Work to be completed: Up to and including the line with "days = list(range(0, 100, 2))", write out the listing from its first line, minus the pictures.

Dataset excerpt:
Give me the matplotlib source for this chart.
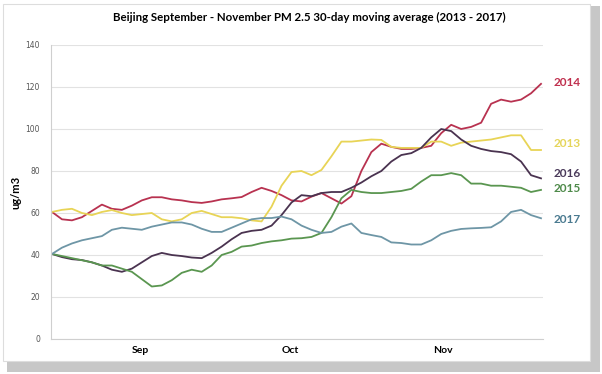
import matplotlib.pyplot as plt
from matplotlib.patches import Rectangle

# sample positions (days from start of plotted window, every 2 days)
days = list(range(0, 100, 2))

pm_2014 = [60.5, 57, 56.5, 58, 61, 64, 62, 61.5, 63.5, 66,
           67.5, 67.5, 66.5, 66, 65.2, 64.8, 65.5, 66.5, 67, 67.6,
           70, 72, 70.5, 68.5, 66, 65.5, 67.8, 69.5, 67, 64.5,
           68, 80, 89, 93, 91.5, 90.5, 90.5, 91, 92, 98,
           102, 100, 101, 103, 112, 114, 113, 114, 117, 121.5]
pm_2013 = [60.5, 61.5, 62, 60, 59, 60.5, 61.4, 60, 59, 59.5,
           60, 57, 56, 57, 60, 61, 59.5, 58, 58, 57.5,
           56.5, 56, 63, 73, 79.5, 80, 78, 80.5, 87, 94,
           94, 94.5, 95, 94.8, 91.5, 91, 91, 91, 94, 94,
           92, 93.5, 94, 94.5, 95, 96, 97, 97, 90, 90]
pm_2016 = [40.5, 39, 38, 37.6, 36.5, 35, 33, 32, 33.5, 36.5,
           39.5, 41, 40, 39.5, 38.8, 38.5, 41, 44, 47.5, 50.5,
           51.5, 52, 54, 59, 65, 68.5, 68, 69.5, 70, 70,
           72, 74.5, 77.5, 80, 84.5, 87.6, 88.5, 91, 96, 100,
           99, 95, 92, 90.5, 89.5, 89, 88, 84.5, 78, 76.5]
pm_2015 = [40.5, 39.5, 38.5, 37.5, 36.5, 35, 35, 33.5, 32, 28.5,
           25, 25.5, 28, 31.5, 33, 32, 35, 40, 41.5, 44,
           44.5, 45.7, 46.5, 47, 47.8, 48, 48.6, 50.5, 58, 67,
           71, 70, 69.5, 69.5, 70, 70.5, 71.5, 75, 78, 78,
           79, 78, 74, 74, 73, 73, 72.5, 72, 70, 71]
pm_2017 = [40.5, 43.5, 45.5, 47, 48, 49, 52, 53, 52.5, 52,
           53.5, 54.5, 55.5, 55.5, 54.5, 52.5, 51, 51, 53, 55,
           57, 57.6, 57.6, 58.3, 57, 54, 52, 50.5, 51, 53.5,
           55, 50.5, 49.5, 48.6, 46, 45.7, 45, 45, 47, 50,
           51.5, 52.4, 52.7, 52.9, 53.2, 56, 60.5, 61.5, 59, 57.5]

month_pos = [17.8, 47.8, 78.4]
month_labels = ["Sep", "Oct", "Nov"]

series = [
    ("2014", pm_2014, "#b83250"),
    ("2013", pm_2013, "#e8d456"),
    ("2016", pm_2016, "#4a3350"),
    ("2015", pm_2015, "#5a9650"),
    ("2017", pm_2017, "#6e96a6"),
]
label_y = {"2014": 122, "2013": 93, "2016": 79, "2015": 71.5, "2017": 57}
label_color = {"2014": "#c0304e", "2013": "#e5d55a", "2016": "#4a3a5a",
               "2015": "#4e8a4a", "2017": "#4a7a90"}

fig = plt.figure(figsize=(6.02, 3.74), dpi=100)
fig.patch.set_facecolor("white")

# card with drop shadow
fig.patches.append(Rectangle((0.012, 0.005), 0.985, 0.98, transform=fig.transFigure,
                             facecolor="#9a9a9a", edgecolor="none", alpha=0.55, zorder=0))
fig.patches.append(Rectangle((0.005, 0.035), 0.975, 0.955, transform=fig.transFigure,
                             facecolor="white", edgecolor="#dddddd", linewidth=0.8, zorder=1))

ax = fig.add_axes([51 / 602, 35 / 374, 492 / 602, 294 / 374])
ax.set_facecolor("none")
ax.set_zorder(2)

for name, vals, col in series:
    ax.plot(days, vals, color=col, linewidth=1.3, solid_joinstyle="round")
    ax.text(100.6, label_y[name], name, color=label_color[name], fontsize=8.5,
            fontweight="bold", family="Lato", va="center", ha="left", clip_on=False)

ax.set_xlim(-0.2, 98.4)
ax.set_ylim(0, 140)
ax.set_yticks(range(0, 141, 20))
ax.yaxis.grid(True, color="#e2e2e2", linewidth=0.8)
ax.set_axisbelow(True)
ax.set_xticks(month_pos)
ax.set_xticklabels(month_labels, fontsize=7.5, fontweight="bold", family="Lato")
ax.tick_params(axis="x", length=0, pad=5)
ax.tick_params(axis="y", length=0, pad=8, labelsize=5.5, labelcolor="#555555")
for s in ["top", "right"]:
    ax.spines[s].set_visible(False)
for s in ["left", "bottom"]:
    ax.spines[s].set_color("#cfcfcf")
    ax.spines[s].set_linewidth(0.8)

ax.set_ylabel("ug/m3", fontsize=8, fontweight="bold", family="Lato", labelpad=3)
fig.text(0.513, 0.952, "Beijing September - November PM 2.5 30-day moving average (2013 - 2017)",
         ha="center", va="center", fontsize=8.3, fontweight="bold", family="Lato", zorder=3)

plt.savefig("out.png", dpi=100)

The result:
Give me the matplotlib source for this chart.
import matplotlib.pyplot as plt
from matplotlib.patches import Rectangle

# sample positions (days from start of plotted window, every 2 days)
days = list(range(0, 100, 2))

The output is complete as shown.